━━━ The input ━━━
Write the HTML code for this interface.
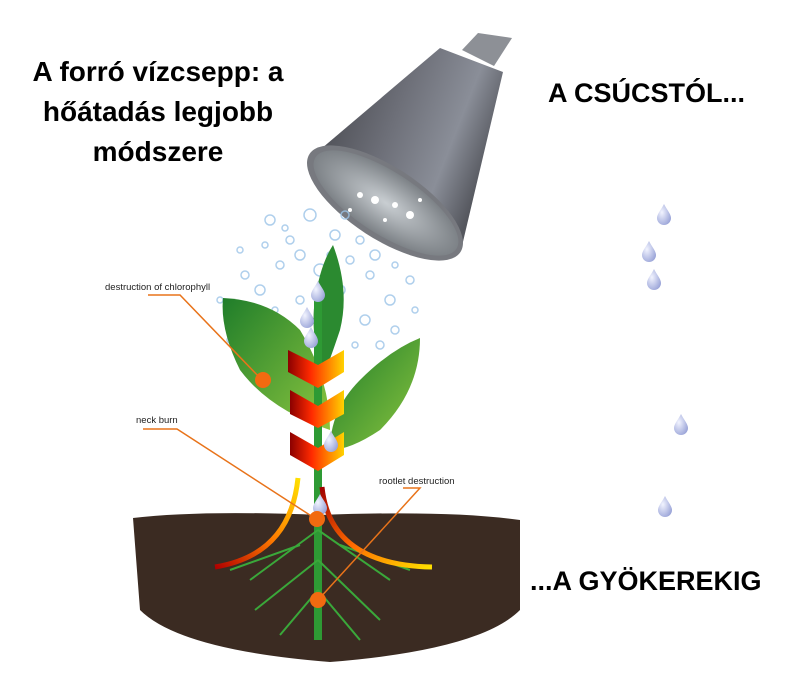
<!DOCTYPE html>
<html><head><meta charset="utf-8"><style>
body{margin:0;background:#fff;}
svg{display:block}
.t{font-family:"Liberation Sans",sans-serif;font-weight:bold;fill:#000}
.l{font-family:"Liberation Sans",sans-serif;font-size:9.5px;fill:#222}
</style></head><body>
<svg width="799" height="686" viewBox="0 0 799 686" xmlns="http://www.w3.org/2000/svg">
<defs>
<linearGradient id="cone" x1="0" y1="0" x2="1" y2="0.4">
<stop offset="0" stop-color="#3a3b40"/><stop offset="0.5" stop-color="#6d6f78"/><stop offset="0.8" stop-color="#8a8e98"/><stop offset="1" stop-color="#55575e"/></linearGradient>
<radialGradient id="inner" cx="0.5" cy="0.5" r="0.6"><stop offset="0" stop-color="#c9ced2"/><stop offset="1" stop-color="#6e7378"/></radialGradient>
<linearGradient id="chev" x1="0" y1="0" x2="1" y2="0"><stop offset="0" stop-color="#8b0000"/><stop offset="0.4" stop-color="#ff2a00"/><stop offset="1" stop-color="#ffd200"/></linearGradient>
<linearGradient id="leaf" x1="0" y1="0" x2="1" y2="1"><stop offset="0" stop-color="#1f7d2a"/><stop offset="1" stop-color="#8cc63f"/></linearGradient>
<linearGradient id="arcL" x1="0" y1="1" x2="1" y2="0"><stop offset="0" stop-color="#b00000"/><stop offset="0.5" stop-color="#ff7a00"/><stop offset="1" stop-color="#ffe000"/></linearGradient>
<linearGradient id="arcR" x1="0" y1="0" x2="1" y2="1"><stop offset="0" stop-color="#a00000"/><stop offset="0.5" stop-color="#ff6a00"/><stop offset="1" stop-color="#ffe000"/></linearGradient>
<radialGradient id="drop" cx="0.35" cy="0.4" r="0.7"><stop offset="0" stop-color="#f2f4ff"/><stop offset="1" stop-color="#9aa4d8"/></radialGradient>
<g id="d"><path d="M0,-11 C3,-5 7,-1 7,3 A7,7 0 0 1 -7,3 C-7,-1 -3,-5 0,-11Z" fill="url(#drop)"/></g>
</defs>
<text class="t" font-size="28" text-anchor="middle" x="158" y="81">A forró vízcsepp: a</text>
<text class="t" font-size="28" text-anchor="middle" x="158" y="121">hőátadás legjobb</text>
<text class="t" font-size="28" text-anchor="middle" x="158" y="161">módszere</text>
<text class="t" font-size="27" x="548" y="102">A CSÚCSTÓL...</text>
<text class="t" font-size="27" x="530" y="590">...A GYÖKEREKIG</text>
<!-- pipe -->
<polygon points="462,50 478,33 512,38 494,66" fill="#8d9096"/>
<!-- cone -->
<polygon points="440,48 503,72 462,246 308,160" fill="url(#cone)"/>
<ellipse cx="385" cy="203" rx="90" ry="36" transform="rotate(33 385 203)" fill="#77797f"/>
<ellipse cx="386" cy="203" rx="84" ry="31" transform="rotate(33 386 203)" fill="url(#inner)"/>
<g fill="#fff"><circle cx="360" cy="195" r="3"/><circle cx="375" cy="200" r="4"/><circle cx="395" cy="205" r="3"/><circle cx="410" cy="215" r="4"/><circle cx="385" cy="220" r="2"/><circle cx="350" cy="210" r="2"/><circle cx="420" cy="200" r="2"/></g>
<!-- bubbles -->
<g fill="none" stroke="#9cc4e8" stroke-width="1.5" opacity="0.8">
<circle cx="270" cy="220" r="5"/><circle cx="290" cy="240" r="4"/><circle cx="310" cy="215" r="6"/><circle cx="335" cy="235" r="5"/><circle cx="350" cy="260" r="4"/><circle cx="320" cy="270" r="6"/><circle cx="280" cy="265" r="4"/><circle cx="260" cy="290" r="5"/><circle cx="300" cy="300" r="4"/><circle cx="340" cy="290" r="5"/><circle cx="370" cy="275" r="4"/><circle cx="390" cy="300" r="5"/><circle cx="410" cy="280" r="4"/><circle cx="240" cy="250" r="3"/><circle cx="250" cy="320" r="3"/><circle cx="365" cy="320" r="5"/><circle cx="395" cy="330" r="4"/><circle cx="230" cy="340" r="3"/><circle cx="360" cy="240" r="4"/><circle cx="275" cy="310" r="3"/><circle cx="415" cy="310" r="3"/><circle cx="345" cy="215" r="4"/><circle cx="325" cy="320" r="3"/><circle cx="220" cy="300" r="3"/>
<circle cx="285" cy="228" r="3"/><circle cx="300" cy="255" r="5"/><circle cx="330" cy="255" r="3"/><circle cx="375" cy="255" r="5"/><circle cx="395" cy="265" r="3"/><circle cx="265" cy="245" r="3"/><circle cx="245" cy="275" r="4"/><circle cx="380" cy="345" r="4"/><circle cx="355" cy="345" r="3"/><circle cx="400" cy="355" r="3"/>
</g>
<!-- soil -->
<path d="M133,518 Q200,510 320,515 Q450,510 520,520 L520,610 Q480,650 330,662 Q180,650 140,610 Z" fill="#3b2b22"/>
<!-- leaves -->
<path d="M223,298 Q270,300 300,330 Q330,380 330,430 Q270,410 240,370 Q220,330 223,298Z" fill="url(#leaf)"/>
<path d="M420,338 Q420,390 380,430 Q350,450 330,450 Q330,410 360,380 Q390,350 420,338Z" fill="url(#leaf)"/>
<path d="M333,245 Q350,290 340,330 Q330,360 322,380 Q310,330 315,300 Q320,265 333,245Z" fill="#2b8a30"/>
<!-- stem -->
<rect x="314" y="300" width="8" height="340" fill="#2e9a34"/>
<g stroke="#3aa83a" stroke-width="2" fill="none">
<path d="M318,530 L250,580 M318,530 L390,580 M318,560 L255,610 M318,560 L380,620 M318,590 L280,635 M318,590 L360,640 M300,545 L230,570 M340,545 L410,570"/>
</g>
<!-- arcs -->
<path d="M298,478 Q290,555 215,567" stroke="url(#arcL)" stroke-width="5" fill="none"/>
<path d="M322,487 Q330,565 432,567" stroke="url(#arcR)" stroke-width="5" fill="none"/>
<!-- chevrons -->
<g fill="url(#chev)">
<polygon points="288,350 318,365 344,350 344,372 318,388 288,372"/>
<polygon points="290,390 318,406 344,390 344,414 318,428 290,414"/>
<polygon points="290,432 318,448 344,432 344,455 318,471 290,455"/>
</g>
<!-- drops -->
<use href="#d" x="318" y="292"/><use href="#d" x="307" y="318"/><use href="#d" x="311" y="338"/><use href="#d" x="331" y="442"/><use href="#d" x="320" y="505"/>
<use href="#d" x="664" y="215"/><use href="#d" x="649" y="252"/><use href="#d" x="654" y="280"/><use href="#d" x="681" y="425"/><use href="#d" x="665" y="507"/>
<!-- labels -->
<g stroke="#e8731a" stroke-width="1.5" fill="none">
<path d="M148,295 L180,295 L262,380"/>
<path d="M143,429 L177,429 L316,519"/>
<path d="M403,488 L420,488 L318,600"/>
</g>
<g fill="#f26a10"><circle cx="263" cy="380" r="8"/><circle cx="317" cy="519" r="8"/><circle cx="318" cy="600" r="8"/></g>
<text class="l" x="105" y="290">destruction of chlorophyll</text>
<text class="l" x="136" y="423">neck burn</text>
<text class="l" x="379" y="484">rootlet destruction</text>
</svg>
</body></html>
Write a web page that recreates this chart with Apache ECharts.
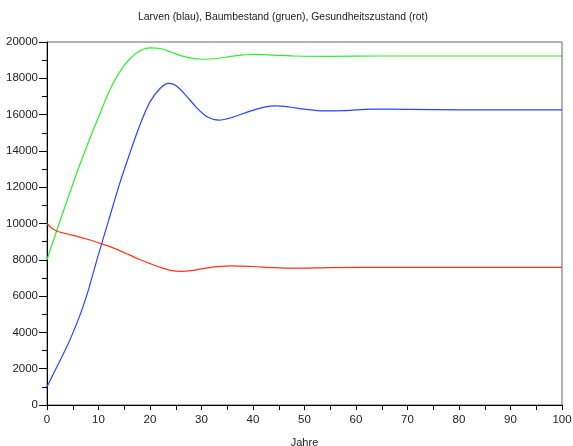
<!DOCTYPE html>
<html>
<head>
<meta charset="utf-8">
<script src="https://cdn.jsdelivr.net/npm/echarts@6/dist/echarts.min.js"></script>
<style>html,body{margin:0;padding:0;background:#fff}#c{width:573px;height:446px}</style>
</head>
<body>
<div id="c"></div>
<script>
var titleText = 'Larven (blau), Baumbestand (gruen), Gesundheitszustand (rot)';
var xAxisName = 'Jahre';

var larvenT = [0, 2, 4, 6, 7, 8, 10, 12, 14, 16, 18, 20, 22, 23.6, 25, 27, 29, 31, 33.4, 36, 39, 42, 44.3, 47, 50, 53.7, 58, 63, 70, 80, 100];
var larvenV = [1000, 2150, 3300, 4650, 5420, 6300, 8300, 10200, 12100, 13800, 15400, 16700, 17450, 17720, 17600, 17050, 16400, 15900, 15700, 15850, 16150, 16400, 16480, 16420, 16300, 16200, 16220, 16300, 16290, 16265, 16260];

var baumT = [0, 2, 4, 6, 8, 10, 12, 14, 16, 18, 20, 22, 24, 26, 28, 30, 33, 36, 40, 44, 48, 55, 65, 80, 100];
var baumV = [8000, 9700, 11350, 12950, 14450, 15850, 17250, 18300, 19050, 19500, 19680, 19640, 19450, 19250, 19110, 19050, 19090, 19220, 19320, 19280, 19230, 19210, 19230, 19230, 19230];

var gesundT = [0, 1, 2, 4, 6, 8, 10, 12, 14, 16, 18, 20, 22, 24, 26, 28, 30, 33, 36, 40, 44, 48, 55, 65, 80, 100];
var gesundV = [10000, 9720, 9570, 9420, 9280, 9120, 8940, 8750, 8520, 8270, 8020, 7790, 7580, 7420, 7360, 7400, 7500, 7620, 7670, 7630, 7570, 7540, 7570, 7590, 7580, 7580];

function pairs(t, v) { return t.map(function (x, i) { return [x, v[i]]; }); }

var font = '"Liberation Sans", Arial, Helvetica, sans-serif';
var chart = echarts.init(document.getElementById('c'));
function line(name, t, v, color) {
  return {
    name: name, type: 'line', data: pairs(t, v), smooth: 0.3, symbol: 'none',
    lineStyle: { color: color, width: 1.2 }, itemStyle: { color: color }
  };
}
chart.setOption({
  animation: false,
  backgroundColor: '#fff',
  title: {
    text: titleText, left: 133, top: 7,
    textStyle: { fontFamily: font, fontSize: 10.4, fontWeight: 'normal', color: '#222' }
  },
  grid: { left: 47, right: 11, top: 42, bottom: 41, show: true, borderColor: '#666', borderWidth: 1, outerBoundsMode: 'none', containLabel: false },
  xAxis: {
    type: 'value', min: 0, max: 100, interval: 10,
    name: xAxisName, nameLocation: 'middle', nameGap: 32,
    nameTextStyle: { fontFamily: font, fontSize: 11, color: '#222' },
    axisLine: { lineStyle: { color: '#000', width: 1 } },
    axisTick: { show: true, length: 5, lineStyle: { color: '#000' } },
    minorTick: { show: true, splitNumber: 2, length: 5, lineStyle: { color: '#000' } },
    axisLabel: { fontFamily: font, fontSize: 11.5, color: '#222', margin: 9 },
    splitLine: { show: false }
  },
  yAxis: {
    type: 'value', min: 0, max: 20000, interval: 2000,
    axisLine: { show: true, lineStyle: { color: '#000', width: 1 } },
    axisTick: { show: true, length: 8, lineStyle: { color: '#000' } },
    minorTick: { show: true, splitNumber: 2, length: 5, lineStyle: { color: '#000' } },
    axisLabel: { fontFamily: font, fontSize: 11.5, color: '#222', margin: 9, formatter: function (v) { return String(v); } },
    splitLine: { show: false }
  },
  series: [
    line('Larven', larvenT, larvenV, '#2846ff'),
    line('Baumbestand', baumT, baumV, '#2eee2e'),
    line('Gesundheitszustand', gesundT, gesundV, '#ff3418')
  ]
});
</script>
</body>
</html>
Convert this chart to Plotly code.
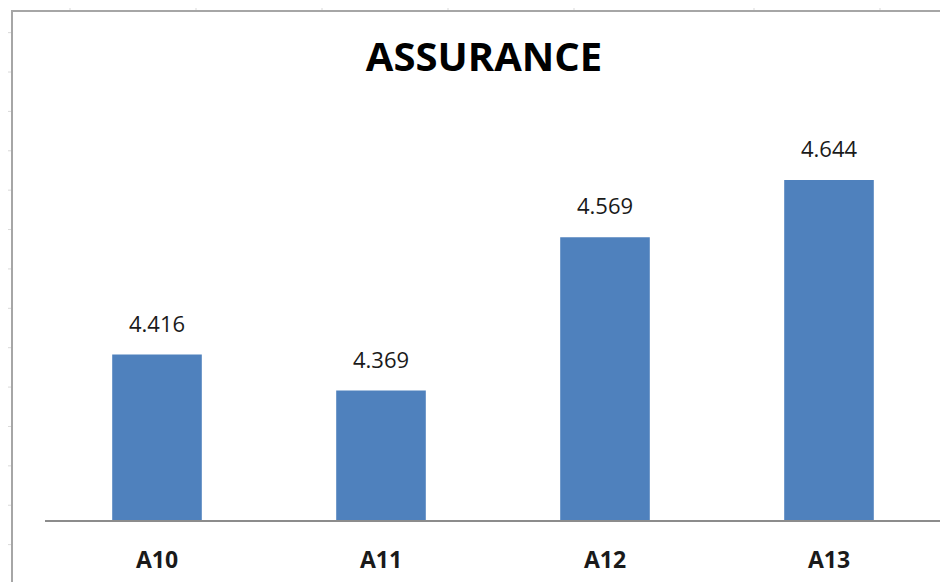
━━━
Stated problem.
Identify lines with the string "code". Copy each one.

The output.
Write the HTML code for this interface.
Convert this chart to Plotly code.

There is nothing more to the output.